Greenland, the world’s largest island, remains financially dependent on Denmark, with 53 per cent of its budget in 2024 made up of a direct grant from Copenhagen. “How that’s going to be replaced is a mystery to me,” said Kleist.
“We are only living off the sea right now, and a little bit of tourism,” he said. Fishing accounts for 90 per cent of Greenland’s exports, and the industry is the second biggest employer after the state.
Nielsen said Greenland was “too small and too vulnerable” and needed to “strengthen other areas”.
One of those areas should be mining, people in Greenland’s business community said.
Though many international companies have licences to dig, and the island abounds with valuable rare earth minerals, few projects have come to fruition due to government regulation and the logistical challenges presented by the landscape.
Trump’s comments have boosted share prices of some local mining projects in recent days, with one person in the industry describing a “gold rush” feeling in the air.
At Nuuk’s snow-covered port, where small fishing boats and trawlers cut a path through chunks of floating ice to make it out to sea, fishermen chuckled at the idea of joining the US. But they said there was value in diversifying Greenland’s trade.
“In fisheries, we think about wanting to sell to America, not just to Denmark,” said Pavia Rasmussen as he ate a breakfast of raw seal meat at a clubhouse by the dock. “We think it could mean a better price for fish.”

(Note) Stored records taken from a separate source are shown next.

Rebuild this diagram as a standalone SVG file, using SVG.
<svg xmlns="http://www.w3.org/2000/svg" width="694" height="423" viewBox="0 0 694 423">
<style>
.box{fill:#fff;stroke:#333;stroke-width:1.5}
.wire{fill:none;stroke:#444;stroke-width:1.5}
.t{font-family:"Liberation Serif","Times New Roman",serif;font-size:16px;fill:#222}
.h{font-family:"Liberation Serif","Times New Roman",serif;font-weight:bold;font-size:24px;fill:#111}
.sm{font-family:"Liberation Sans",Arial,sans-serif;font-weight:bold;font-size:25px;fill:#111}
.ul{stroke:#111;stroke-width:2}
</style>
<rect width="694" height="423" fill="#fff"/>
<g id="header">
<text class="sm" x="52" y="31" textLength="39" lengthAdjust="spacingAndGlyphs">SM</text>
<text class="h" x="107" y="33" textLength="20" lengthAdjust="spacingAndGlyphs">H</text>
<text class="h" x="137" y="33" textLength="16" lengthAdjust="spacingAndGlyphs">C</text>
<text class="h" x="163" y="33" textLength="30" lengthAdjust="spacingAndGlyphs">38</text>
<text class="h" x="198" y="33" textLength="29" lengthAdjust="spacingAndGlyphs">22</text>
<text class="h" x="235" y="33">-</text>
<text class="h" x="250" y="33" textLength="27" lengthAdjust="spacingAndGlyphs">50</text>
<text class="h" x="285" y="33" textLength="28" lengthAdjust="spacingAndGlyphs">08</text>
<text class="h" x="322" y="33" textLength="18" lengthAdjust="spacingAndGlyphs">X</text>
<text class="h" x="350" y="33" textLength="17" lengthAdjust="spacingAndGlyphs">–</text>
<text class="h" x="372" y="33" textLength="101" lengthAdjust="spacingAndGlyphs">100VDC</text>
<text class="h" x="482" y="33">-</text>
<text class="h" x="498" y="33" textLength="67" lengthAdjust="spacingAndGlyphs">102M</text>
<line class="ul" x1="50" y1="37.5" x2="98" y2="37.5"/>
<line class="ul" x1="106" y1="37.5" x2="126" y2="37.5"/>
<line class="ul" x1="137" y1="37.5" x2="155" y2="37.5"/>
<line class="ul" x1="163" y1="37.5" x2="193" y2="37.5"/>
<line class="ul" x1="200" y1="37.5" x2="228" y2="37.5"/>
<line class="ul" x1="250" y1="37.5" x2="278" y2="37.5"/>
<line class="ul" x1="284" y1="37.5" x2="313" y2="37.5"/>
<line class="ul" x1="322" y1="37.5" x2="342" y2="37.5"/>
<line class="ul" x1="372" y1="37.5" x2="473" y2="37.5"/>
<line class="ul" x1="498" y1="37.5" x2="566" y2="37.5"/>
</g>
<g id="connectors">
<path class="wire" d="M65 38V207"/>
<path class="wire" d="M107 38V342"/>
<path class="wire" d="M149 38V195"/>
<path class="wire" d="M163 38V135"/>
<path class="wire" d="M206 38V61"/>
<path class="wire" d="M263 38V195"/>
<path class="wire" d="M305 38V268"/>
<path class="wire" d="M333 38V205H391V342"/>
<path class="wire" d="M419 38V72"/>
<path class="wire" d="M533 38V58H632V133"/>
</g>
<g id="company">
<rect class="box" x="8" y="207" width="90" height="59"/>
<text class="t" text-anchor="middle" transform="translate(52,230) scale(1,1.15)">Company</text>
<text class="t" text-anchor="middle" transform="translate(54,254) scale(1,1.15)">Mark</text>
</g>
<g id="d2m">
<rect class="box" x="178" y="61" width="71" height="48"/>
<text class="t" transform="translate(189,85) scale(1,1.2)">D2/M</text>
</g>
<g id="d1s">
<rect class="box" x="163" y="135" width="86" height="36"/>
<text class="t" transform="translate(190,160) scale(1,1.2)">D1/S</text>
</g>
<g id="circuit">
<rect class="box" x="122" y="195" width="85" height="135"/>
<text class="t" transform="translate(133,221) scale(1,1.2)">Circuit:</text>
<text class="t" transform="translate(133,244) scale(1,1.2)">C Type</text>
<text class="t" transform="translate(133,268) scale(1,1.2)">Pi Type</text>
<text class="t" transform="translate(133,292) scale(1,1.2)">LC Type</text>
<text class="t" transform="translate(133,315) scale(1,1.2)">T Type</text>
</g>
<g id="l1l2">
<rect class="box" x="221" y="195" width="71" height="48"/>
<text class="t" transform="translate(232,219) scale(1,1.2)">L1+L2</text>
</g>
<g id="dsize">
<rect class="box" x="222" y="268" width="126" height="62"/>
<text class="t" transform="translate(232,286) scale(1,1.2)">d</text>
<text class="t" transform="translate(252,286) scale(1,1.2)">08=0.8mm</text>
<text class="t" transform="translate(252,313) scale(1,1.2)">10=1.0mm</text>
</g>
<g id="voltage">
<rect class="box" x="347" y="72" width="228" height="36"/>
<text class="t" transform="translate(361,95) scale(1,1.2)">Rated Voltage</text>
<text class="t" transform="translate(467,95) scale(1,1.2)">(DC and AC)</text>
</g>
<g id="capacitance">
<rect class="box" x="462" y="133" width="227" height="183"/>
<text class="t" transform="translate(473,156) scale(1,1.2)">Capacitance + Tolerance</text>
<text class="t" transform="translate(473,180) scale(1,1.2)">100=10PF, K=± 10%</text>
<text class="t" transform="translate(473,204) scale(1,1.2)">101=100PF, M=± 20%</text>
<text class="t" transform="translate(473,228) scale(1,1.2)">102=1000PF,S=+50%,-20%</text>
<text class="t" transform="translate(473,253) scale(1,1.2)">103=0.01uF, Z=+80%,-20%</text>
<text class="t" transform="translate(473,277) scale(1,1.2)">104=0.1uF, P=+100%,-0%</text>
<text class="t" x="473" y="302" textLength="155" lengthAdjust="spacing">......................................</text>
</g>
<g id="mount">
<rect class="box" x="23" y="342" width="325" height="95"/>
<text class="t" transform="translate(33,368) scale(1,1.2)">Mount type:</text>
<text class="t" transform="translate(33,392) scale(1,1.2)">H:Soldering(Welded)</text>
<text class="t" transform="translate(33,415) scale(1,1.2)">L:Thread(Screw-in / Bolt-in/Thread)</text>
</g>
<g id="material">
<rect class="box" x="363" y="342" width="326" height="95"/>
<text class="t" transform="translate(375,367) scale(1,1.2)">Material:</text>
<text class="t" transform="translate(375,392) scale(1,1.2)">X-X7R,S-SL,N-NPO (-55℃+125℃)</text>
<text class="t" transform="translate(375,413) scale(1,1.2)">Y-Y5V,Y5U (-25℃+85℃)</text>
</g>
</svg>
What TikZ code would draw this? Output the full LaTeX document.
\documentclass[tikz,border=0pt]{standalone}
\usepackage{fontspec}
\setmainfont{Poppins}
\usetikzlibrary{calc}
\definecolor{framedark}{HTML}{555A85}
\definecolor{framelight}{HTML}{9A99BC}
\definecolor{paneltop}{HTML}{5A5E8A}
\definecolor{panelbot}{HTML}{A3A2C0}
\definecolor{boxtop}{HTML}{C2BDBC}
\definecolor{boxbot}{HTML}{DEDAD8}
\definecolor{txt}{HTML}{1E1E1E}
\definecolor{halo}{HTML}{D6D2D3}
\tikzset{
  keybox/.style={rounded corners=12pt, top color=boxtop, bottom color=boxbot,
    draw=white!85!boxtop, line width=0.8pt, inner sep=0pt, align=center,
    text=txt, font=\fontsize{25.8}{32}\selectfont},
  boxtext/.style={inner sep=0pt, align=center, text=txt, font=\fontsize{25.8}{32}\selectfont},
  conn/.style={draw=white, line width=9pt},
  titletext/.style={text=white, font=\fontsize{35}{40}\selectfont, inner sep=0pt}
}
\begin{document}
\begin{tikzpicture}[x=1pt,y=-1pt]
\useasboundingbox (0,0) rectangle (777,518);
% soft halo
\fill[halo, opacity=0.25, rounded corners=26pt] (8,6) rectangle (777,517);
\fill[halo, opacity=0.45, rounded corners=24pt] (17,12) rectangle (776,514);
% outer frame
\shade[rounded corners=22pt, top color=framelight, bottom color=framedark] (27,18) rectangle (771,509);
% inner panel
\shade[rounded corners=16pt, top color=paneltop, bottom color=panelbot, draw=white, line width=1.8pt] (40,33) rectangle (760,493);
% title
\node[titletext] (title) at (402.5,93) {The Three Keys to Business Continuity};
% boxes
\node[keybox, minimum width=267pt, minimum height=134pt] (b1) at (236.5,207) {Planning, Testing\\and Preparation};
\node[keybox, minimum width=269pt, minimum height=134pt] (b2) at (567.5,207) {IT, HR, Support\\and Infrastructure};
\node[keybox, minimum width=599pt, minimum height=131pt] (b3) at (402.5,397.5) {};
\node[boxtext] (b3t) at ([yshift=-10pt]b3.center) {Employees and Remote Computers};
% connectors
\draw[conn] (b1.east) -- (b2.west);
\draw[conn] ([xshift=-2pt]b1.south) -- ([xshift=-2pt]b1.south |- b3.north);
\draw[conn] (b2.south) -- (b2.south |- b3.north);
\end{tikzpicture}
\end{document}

More freedom to trade could also mean cheaper food imports from the US, Nils, another fisherman, said. “Food from Denmark is very expensive.”
Climate change is making the work of Greenlandic fishermen much harder, the men said. They already navigate turbulent weather and long winter nights. Now melting ice caps were affecting the supply of fish, said Ulrich, the head of a trawler and fish processing plant.
Those same climatic changes are opening up Arctic waters to more navigation and therefore competition over natural resources. Greenland, Ulrich felt, was caught in the middle of Trump’s “big game with Russia and China”.
Trump has cited US national security as the main reason he wants Greenland, which is home to a major US military base.
Greenlanders hoping for independence said they recognised that the island was not able to provide for its own defence. But they thought military support, as well as trade deals, could come from many quarters.
“Greenland is at the stage where it wants to have options,” the former government official said, adding that politicians were “courting” lots of countries, including talking to the UK.
Trump Jr’s visit to Nuuk this week lasted just a few hours, but kept residents talking for days. Local media reported that some of the people seen wearing ‘Make America Great Again’ hats at a meeting were attracted there by the promise of free food at an expensive restaurant.
But even the trip’s local co-ordinator — Jørgen Boassen, a Greenlandic bricklayer and Maga fan who door-knocked for Trump in the US during the election campaign — told Norwegian outlet VG that Trump’s comments about wanting to purchase Greenland should be “taken with a pinch of salt”.
It was about the message it sent.
“He came here to show Russia and China that Trump is here,” he said.